The Seafarer Starring Jim Norton, David Morse, Ciaran Hinds, Conleth Hill and Sean Mahon

Written and directed by Conor McPherson

At the Booth Theatre, 222 West 45th Street and Broadway

BY the time Irish playwright Conor McPherson's new Broadway show The Seafarer finally lays its cards on the table, it's hard not to hope they'll fold.

In The Seafarer, which finally opened last Thursday at the Booth Theatre after having its original opening postponed due to the stagehands strike, we meet five lonely, loveless Irish men who have to drink flagons of whiskey just to achieve enough lucidity to complete their own sentences.

Until then each of them punctuate their pronouncements with inscrutable Celtic utterances like "Ah, sure, well, like." And by the end of this odd, retrograde play, I guarantee you'll be doing it yourself, sure, well, like.

Critics have frequently acclaimed McPherson's gift for storytelling, but what are we really looking at here? The Seafarer is set in a kip house in Dublin, where blind (metaphorically and literally) old Richard Harkin keeps home with his much younger brother Sharkey.
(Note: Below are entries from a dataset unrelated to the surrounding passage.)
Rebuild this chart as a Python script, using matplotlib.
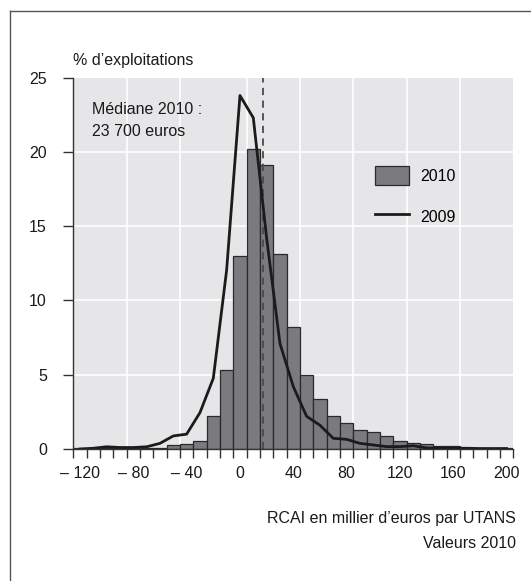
import numpy as np
import matplotlib.pyplot as plt
from matplotlib.lines import Line2D
from matplotlib.patches import Patch

plt.rcParams['font.family'] = ['Liberation Sans', 'DejaVu Sans']

# RCAI classes (thousand euros), width 10
classes = list(range(-120, 201, 10))

# 2010 distribution (% of farms)
pct_2010 = [0.05, 0.05, 0.05, 0.05, 0.05, 0.05, 0.05, 0.25, 0.35, 0.55,
            2.25, 5.3, 13.0, 20.2, 19.1, 13.1, 8.2, 4.95, 3.35, 2.2,
            1.73, 1.26, 1.12, 0.85, 0.53, 0.38, 0.34, 0.22, 0.2, 0.1,
            0.05, 0.05, 0.05]

# 2009 distribution (% of farms)
pct_2009 = [0.0, 0.05, 0.15, 0.1, 0.1, 0.15, 0.38, 0.88, 1.0, 2.45,
            4.76, 12.05, 23.8, 22.3, 14.2, 7.1, 4.2, 2.2, 1.6, 0.72,
            0.65, 0.38, 0.27, 0.16, 0.16, 0.22, 0.07, 0.05, 0.05, 0.05,
            0.03, 0.03, 0.03]

median_2010 = 17   # position of the median marker on the class axis
xlabels = ['\u2013 120', '\u2013 80', '\u2013 40', '0', '40', '80', '120', '160', '200']
xlabel_pos = [-120, -80, -40, 0, 40, 80, 120, 160, 200]
vgrid = [-85, -45, 5, 45, 85, 125, 165]

fs = 11.5
tc = '#1a1a1a'

fig = plt.figure(figsize=(5.31, 5.81), dpi=100)
ax = fig.add_axes([73.3 / 531, 132 / 581, 440 / 531, 371.3 / 581])
ax.set_facecolor('#e6e6e8')

for g in vgrid:
    ax.axvline(g, color='white', lw=1.2, zorder=1)
for g in [5, 10, 15, 20]:
    ax.axhline(g, color='white', lw=1.2, zorder=1)

ax.bar(classes, pct_2010, width=10, color='#7b7b7f', edgecolor='#2a2a2a',
       linewidth=0.9, zorder=2)
ax.plot(classes, pct_2009, color='#1e1a1a', lw=2, zorder=4)
ax.plot([median_2010, median_2010], [0, 25], color='#4a4a4a', lw=1.3,
        ls=(0, (4, 3)), zorder=3)

ax.set_xlim(-125, 205)
ax.set_ylim(0, 25)

for s in ['top', 'right']:
    ax.spines[s].set_visible(False)
for s in ['left', 'bottom']:
    ax.spines[s].set_color('#333333')
    ax.spines[s].set_linewidth(1.0)
    ax.spines[s].set_zorder(5)

ax.set_yticks([0, 5, 10, 15, 20, 25])
ax.tick_params(axis='y', direction='out', length=7, width=1, color='#333333',
               labelsize=fs, pad=12, labelcolor=tc)
ax.set_xticks(np.arange(-125, 206, 10))
ax.set_xticklabels([])
ax.tick_params(axis='x', which='major', direction='out', length=6.5, width=1,
               color='#333333')
ax.set_xticks(xlabel_pos, minor=True)
ax.set_xticklabels(xlabels, minor=True)
ax.tick_params(axis='x', which='minor', length=0, labelsize=fs, pad=12,
               labelcolor=tc)

fig.text(92 / 531, 1 - 110 / 581, 'Médiane 2010 :', fontsize=fs, va='center',
         ha='left', color=tc)
fig.text(92 / 531, 1 - 131 / 581, '23 700 euros', fontsize=fs, va='center',
         ha='left', color=tc)
fig.text(73 / 531, 1 - 61 / 581, '% d\u2019exploitations', fontsize=fs,
         va='center', ha='left', color=tc)
fig.text(516 / 531, 1 - 518 / 581, 'RCAI en millier d\u2019euros par UTANS',
         fontsize=fs, va='center', ha='right', color=tc)
fig.text(516 / 531, 1 - 543 / 581, 'Valeurs 2010', fontsize=fs, va='center',
         ha='right', color=tc)

handles = [Patch(facecolor='#7b7b7f', edgecolor='#2a2a2a', linewidth=0.9),
           Line2D([0], [0], color='#1e1a1a', lw=2)]
ax.legend(handles, ['2010', '2009'], loc='upper left',
          bbox_to_anchor=((361 - 73.3) / 440, (449 - 152) / 371.3),
          frameon=False, fontsize=fs, handlelength=2.1, handleheight=1.4,
          labelspacing=1.4, handletextpad=0.7)

# outer frame (top and left edges only)
fig.add_artist(Line2D([10 / 531, 1], [1 - 11 / 581, 1 - 11 / 581],
                      transform=fig.transFigure, color='#555555', lw=1))
fig.add_artist(Line2D([10 / 531, 10 / 531], [0, 1 - 11 / 581],
                      transform=fig.transFigure, color='#555555', lw=1))

fig.savefig('out.png', dpi=100)
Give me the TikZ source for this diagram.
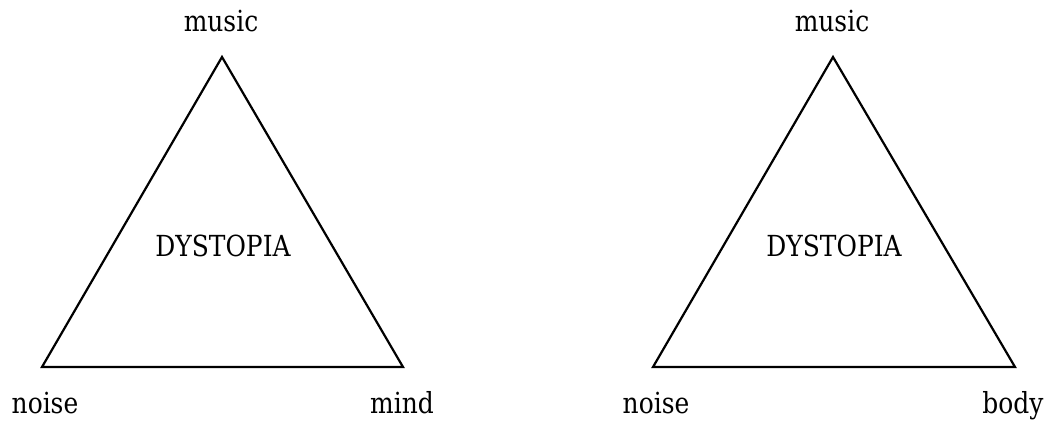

Richard, a drunken old reprobate with a - wouldn't you know it - surprisingly rarified nature, is played with impressive gusto by gifted Irish actor Jim Norton. Norton, an Irish national treasure familiar to a generation as Bishop Leonard Brennan in Father

Ted, has a rich sono-rous voice and a Shakespearian range that he gives unbridled expression to throughout the play. Other directors might have restrained his raptures, but McPherson has elected to direct as well as write this show.

American actor David Morse, who plays Norton's younger brother, is a toweringly tall and regular featured actor whose whole bearing and size make him completely unbelievable as the hapless doormat he's been cast to play. Morse is a talented actor and he makes a successful stab at a Dublin accent, but he looks like he could easily flatten anyone who dared to look askance at him, and so he's not the most convincing victim - a role he has been cast to play.

The premise of The Seafarer may sound interesting in theory. A houseful of hopeless Irish drunks (all of them men) receive a visit from the devil without realizing it - but in practice it's so contrived, so full of stock characters and scenarios, that you may start to pray that the author's setting us up.

Irish male drunks? Check. Stoic uncommunicative males who live without women? Check. Rows and drunkenness and competition? Check.

A half mythic, half Christian allegory, The Seafarer is in the end as prescriptive and didactic as the early medieval fables of Hroswitha Von Gandersheim (but not nearly as funny).

Watching The Seafarer, a few parallels with the works of Irish playwright John B. Keane begin to surface, but Keane's rustic characters have an authenticity that McPherson's suburban oddballs do not. Just when the silly banter and slapstick antics of act one are threatening to sink the entire enterprise, Ciaran Hinds appears right on cue in the role of evil personified, the dandified Mr. Lockhart (geddit?).

How do we know Mr. Lockhart is the devil? Well, there's that billboard name of his, for a start. He wears a red tie and a black shirt, he wears a very dandified coat over a three-piece suit, he sulks and glowers evilly behind people's backs, he flinches when people sing Christmas carols - and eventually he plainly tells us so himself.

Hell, it turns out, is not the fiery furnace that we've all been warned about. In The Seafarer, Lockhart tells us that hell is really walking the rainy streets all alone and looking in the windows at happy people having a meal in a restaurant we can't enter.

Hell is being poor and lonely and full of self-loathing. Well, fair enough.

Says Mr. Lockhart, "You see all the people who seem to live in another world all snuggled up together in the warmth of a tavern or a cozy little house, and you just walk and walk and walk and you're on your own and nobody knows who you are."

In hell they don't take reservations, apparently. But this is hardly shattering stuff. In fact the truth is, it's rather trite.

When Lockhart finally tells Sharkey he's the devil come for his soul, all the lights in the Harkins' kip house flicker ominously. It's supposed to be a theatrical moment, but in reality it's a farcical one, and it's impossible not to stifle an urge to laugh.

Weren't flickering lights and crashing lightening hoary and embarrassing clichs a hundred years ago? In The Seafarer hell isn't other people, it's just the inability to communicate with them without being soused in booze.